Linear regression as a basic model

Case 1. Apartment valuation based on parameters

Implementation in pure PHP

We will start without any libraries. This is useful not for production, but for building intuition. We will use gradient descent, a feature matrix $X$ of size $N$ x $4$, and a weight vector $w$ of length $4$. We will add the bias as an extra feature with value 1.

Example of use


<?php

// Compute the dot product of two vectors: sum(a_i * b_i)
function dotProduct(array $a, array $b): float {
    $sum = 0.0;

    foreach ($a as $i => $v) {
        $sum += $v * $b[$i];
    }

    return $sum;
}

// Training data: each row is an apartment described by features
// X: [area, floor, distance to city center, building age, bias]
$X = [
    [50, 3, 5, 10, 1],
    [70, 10, 3, 5, 1],
    [40, 2, 8, 30, 1],
];

// Target values: apartment prices in dollars
$y = [
    66_000,
    95_000,
    45_000,
];

// Initialize model parameters (weights) and training hyperparameters
$weights = array_fill(0, 5, 0.0);
$learningRate = 0.000001;
$epochs = 5_000;

// n — number of training examples, m — number of features (including bias)
$n = count($X);
$m = count($weights);

// Gradient descent loop: repeat several passes over the dataset
for ($epoch = 0; $epoch < $epochs; $epoch++) {
    // Accumulate gradients for each weight over the whole dataset
    $gradients = array_fill(0, $m, 0.0);

    for ($i = 0; $i < $n; $i++) {
        // Model prediction: y_hat = w · x
        $prediction = dotProduct($weights, $X[$i]);
        // Error for this example: true - predicted
        $error = $y[$i] - $prediction;

        // Accumulate gradient for each weight (derivative of MSE w.r.t. w_j)
        for ($j = 0; $j < $m; $j++) {
            $gradients[$j] += -2 * $X[$i][$j] * $error;
        }
    }

    // Gradient descent update: move weights against the average gradient
    for ($j = 0; $j < $m; $j++) {
        $weights[$j] -= $learningRate * ($gradients[$j] / $n);
    }
}

Implementation with RubixML

Now we will do the same thing, but the way it is usually done in real projects. We will use linear regression trained with the least squares method.
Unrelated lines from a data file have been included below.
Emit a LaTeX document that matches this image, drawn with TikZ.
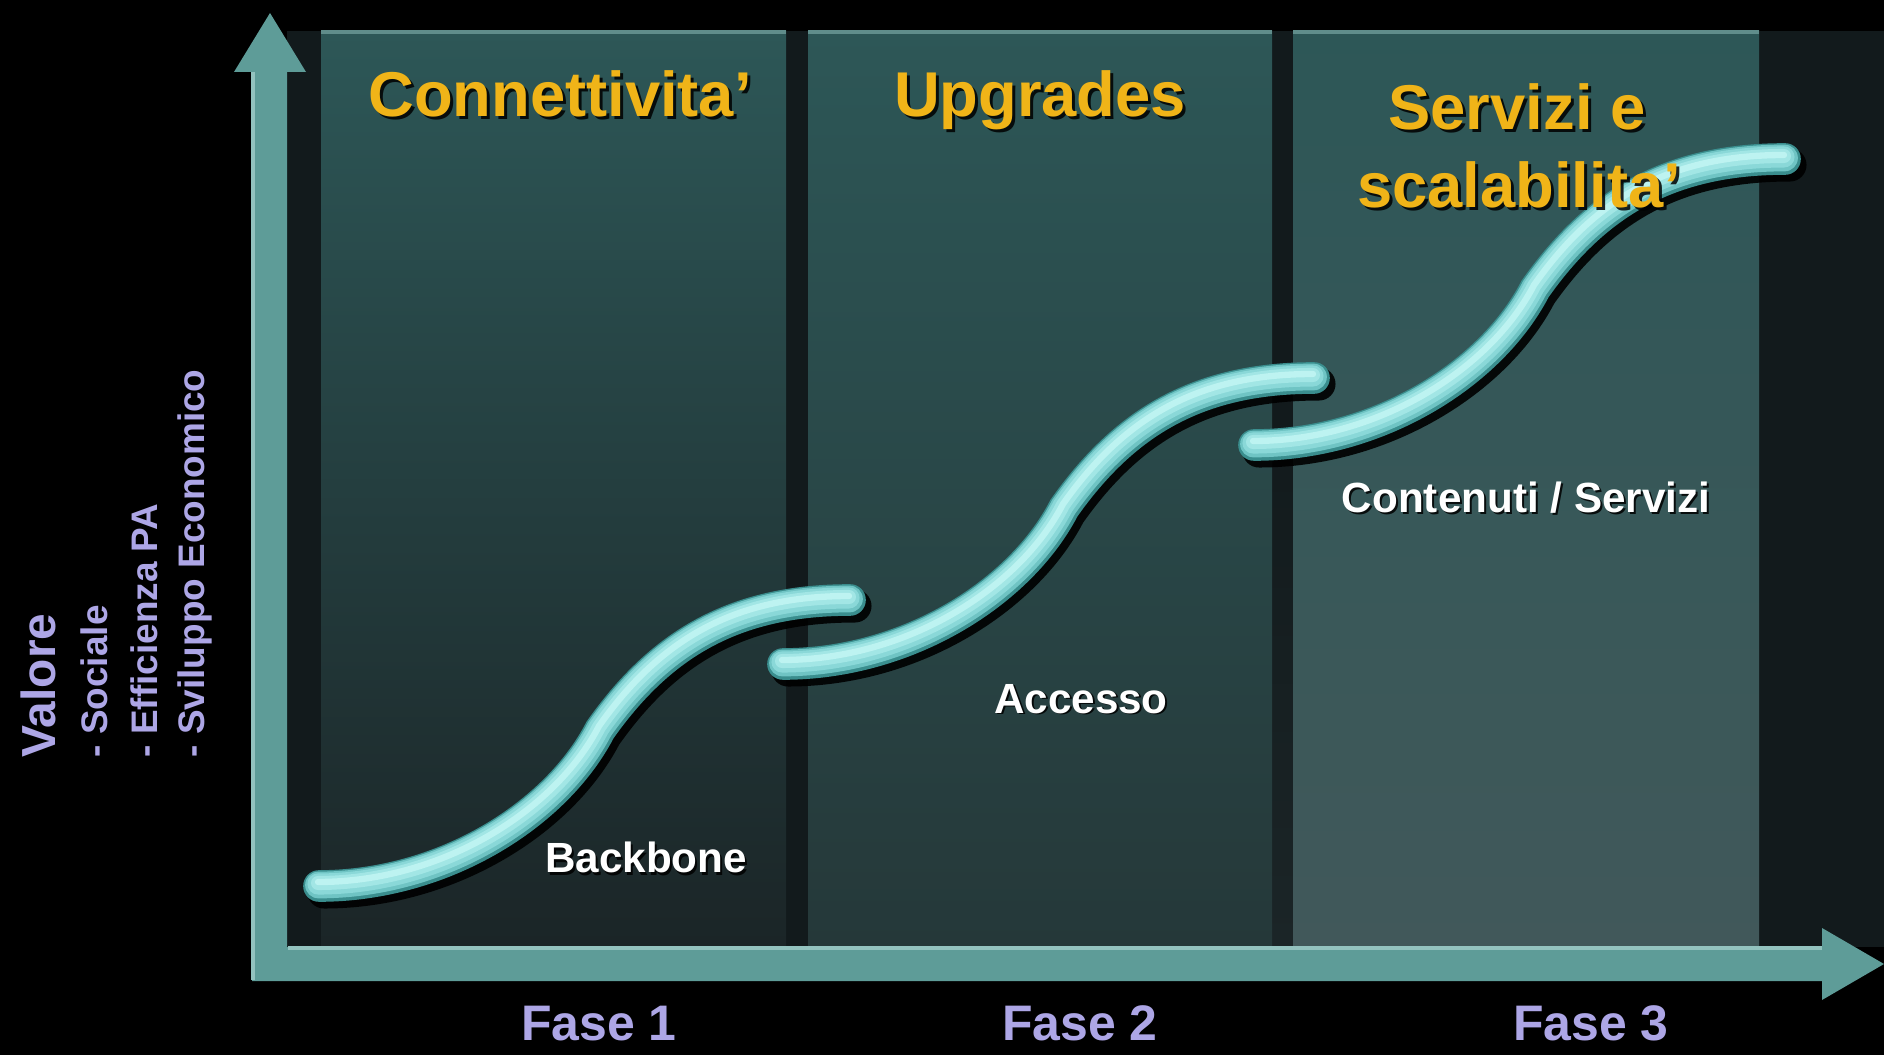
\documentclass[tikz,border=0pt]{standalone}
\usepackage{fontspec}
\setmainfont{Liberation Sans}
\usepackage{tikz}
\usetikzlibrary{calc}
\definecolor{giallo}{HTML}{F0B418}
\definecolor{lilla}{HTML}{ADA6E6}
\definecolor{freccia}{HTML}{5E9C98}
\definecolor{frecciachiara}{HTML}{93C3BF}
\definecolor{pannello}{HTML}{2D5757}
\definecolor{sfondo}{HTML}{121A1C}
\definecolor{fondo1}{HTML}{1B2527}
\definecolor{fondo2}{HTML}{253839}
\definecolor{fondo3}{HTML}{41585A}
\definecolor{nebbia}{HTML}{56686A}
\definecolor{tubobordo}{HTML}{3A8E8E}
\definecolor{tubo1}{HTML}{6FC4C4}
\definecolor{tubo2}{HTML}{8AD8D8}
\definecolor{tubo3}{HTML}{A2E6E5}
\definecolor{tubo4}{HTML}{BDF3F1}
\tikzstyle{titolo}   =[font=\fontsize{18}{20}\selectfont\bfseries, text=giallo, inner sep=0pt, anchor=base]
\tikzstyle{etichetta}=[font=\fontsize{12}{14}\selectfont\bfseries, text=white, inner sep=0pt, anchor=base]
\tikzstyle{fase}     =[font=\fontsize{14.2}{16}\selectfont\bfseries, text=lilla, inner sep=0pt, anchor=base]
\tikzstyle{asse}     =[font=\fontsize{10.5}{12}\selectfont\bfseries, text=lilla, inner sep=0pt, anchor=base west, rotate=90]
\tikzstyle{ombra}    =[text=black, opacity=0.85]

%testo con ombra : stile, nome, x, y, testo, scarto dell'ombra
\newcommand{\conombra}[6]{%
  \node[#1, ombra] (#2-o) at (#3+#6,#4+#6) {#5};
  \node[#1] (#2) at (#3,#4) {#5};}

%un gradino della curva, disegnato a partire da (0,0)
\newcommand{\gradino}[1]{%
  \draw[line cap=round, #1] (0,0) .. controls (124,0) and (237,-71) .. (281,-156)
        .. controls (341,-241) and (414,-286) .. (531,-286);}

\begin{document}
\begin{tikzpicture}[x=0.01cm,y=-0.01cm]
\useasboundingbox (0,0) rectangle (1884,1055);
\fill[black] (0,0) rectangle (1884,1055);

%%%%%%%%%%%%%%%%%%%%%%%%
%%%%%%%%%%%%%%%%%%%%%%%%
%Sfondo e pannelli delle tre fasi
%%%%%%%%%%%%%%%%%%%%%%%%
%%%%%%%%%%%%%%%%%%%%%%%%

\fill[sfondo] (287,31) rectangle (1884,947);
\shade[top color=sfondo, middle color=nebbia, bottom color=fondo1] (1272,420) rectangle (1293,947); %nebbia tra le fasi 2 e 3
\foreach \xa/\xb/\basso in {321/786/fondo1, 808/1272/fondo2, 1293/1759/fondo3}{
  \shade[top color=pannello, middle color=pannello, bottom color=\basso] (\xa,31) rectangle (\xb,945);
  \draw[frecciachiara!50!pannello, line width=1pt] (\xa,32) -- (\xb,32);
}

%%%%%%%%%%%%%%%%%%%%%%%%
%%%%%%%%%%%%%%%%%%%%%%%%
%Assi
%%%%%%%%%%%%%%%%%%%%%%%%
%%%%%%%%%%%%%%%%%%%%%%%%

\def \punta {36}; %semi-larghezza della punta

\coordinate (O) at (252,981) ; %angolo degli assi
\coordinate (V) at (270,13) ; %punta verticale
\coordinate (H) at (1884,964) ; %punta orizzontale
\fill[freccia] (V) -- ++(\punta,59) -- (287,72) -- (287,947) -- (1822,947) -- (1822,928)
  -- (H) -- (1822,1000) -- (1822,981) -- (O) -- (252,72) -- ++(-\punta+18,0) -- cycle;
\draw[frecciachiara, line width=1pt] (253,72) -- (253,980);
\draw[frecciachiara, line width=1pt] (288,948) -- (1822,948);

%%%%%%%%%%%%%%%%%%%%%%%%
%%%%%%%%%%%%%%%%%%%%%%%%
%Curve a gradino (ombra, bordo, corpo, riflesso)
%%%%%%%%%%%%%%%%%%%%%%%%
%%%%%%%%%%%%%%%%%%%%%%%%

\foreach \sx/\sy in {319/886, 783/664, 1254/445}{
\begin{scope}[shift={(\sx,\sy)}]
  \gradino{black, opacity=0.9, line width=9.4pt, shift={(5,6)}}
  \gradino{tubobordo, line width=9pt}
  \gradino{tubo1, line width=7.6pt, shift={(-0.5,-1)}}
  \gradino{tubo2, line width=6pt, shift={(-1,-2)}}
  \gradino{tubo3, line width=4pt, shift={(-1,-3)}}
  \gradino{tubo4, line width=1.8pt, shift={(-1,-4)}}
\end{scope}
}

%titoli delle fasi (sopra le curve)
\conombra{titolo}{conn}{560}{117}{Connettivita’}{3}
\conombra{titolo}{upgr}{1040}{117}{Upgrades}{3}
\conombra{titolo}{serv}{1517}{130}{Servizi e}{3}
\conombra{titolo}{scal}{1519}{208}{scalabilita’}{3}

%etichette delle curve
\conombra{etichetta}{back}{646}{873}{Backbone}{2}
\conombra{etichetta}{acce}{1081}{713}{Accesso}{2}
\conombra{etichetta}{cont}{1526}{513}{Contenuti / Servizi}{2}

%fasi sull'asse orizzontale
\node[fase] (fase1) at (599,1040) {Fase 1};
\node[fase] (fase2) at (1080,1040) {Fase 2};
\node[fase] (fase3) at (1591,1040) {Fase 3};

%valore sull'asse verticale
\node[asse, font=\fontsize{13.6}{15}\selectfont\bfseries] (valore) at (55,758) {Valore};
\node[asse] (sociale) at (107,758) {- Sociale};
\node[asse] (effic) at (157,758) {- Efficienza PA};
\node[asse] (svil) at (204,758) {- Sviluppo Economico};

\end{tikzpicture}
\end{document}
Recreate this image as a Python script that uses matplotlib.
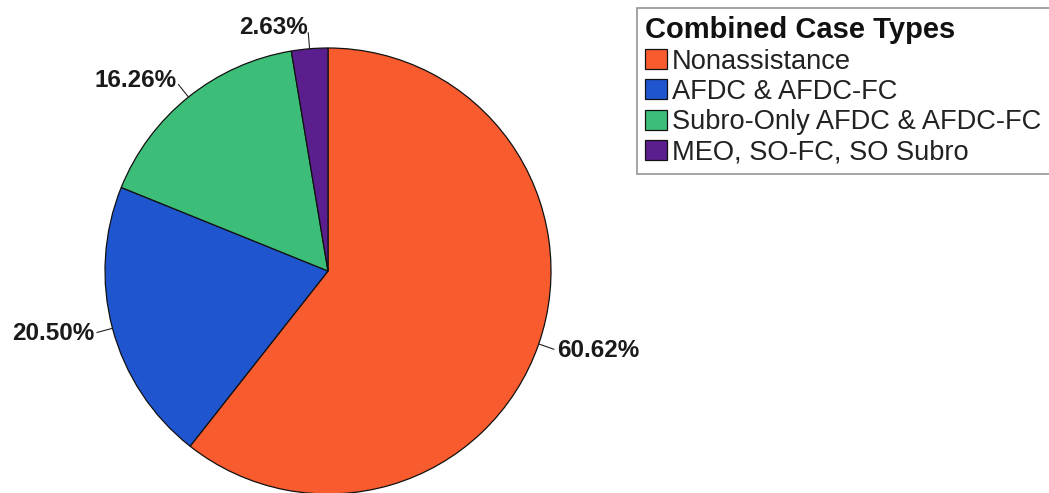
import numpy as np
import matplotlib
matplotlib.use("Agg")
import matplotlib.pyplot as plt

# Case mix by combined case type (percent of all cases)
categories = ["Nonassistance", "AFDC & AFDC-FC", "Subro-Only AFDC & AFDC-FC",
              "MEO, SO-FC, SO Subro"]
shares = [60.62, 20.50, 16.26, 2.63]
share_labels = ["60.62%", "20.50%", "16.26%", "2.63%"]
colors = ["#F85B2D", "#1F55CF", "#3DBE78", "#5B1E8E"]
legend_title = "Combined Case Types"

W, H = 1049, 493
fig = plt.figure(figsize=(W / 100, H / 100), dpi=100)
ax = fig.add_axes([0, 0, 1, 1])

label_family = ["Liberation Sans", "DejaVu Sans"]
text_family = ["Liberation Sans", "DejaVu Sans"]

cx, cy, r = 328, H - 271, 223
wedges, _ = ax.pie(shares, colors=colors, startangle=90, counterclock=False,
                   center=(cx, cy), radius=r, frame=True,
                   wedgeprops=dict(edgecolor="#111111", linewidth=0.9))
ax.set_xlim(0, W)
ax.set_ylim(0, H)
ax.set_aspect("auto")
ax.axis("off")

# percentage labels with short leader lines at the middle of each wedge
for w, lab in zip(wedges, share_labels):
    mid = np.deg2rad((w.theta1 + w.theta2) / 2)
    c, s = np.cos(mid), np.sin(mid)
    p0 = (cx + r * c, cy + r * s)
    p1 = (cx + (r + 16) * c, cy + (r + 16) * s)
    pt = (cx + (r + 19) * c, cy + (r + 21) * s)
    ax.plot([p0[0], p1[0]], [p0[1], p1[1]], color="#222222", lw=0.8)
    ha = "left" if c > 0 else "right"
    ax.text(pt[0], pt[1], lab, ha=ha, va="center", fontsize=17.5,
            fontweight="bold", family=label_family, color="#1a1a1a")

# legend box runs off the right edge of the figure
leg = fig.legend(wedges, categories, title=legend_title,
                 loc="upper left",
                 bbox_to_anchor=(637 / W, 1 - 8 / H, 425 / W, 0.0),
                 mode="expand", alignment="left",
                 prop=dict(family=text_family, size=19.6),
                 title_fontproperties=dict(family=text_family, size=21, weight="bold"),
                 frameon=True, fancybox=False, shadow=False,
                 handlelength=0.81, handleheight=0.74, handletextpad=0.18,
                 labelspacing=0.16, borderpad=0.3, borderaxespad=0)
frame = leg.get_frame()
frame.set_edgecolor("#7a7a7a")
frame.set_linewidth(1.2)
for t in leg.get_texts():
    t.set_color("#222222")
leg.get_title().set_color("#111111")
for h in leg.legend_handles:
    h.set_edgecolor("#111111")
    h.set_linewidth(0.9)

fig.savefig("out.png", dpi=100)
The library itself will solve the optimization problem and find the weights analytically.

Example of use


<?php

use Rubix\ML\Datasets\Labeled;
use Rubix\ML\Regressors\Ridge;

// Data: [area, floor, distance to city center, building age]
$samples = [
    [50, 3, 5, 10],
    [70, 10, 3, 5],
    [40, 2, 8, 30],
];

$targets = [
    66_000,
    95_000,
    45_000,
];

// Создаём датасет
$dataset = new Labeled($samples, $targets);

// Create linear regression model (Ridge)
// With alpha = 1e-6, Ridge regression is equivalent to linear regression
$regression = new Ridge(1e-6);

// Train the model
$regression->train($dataset);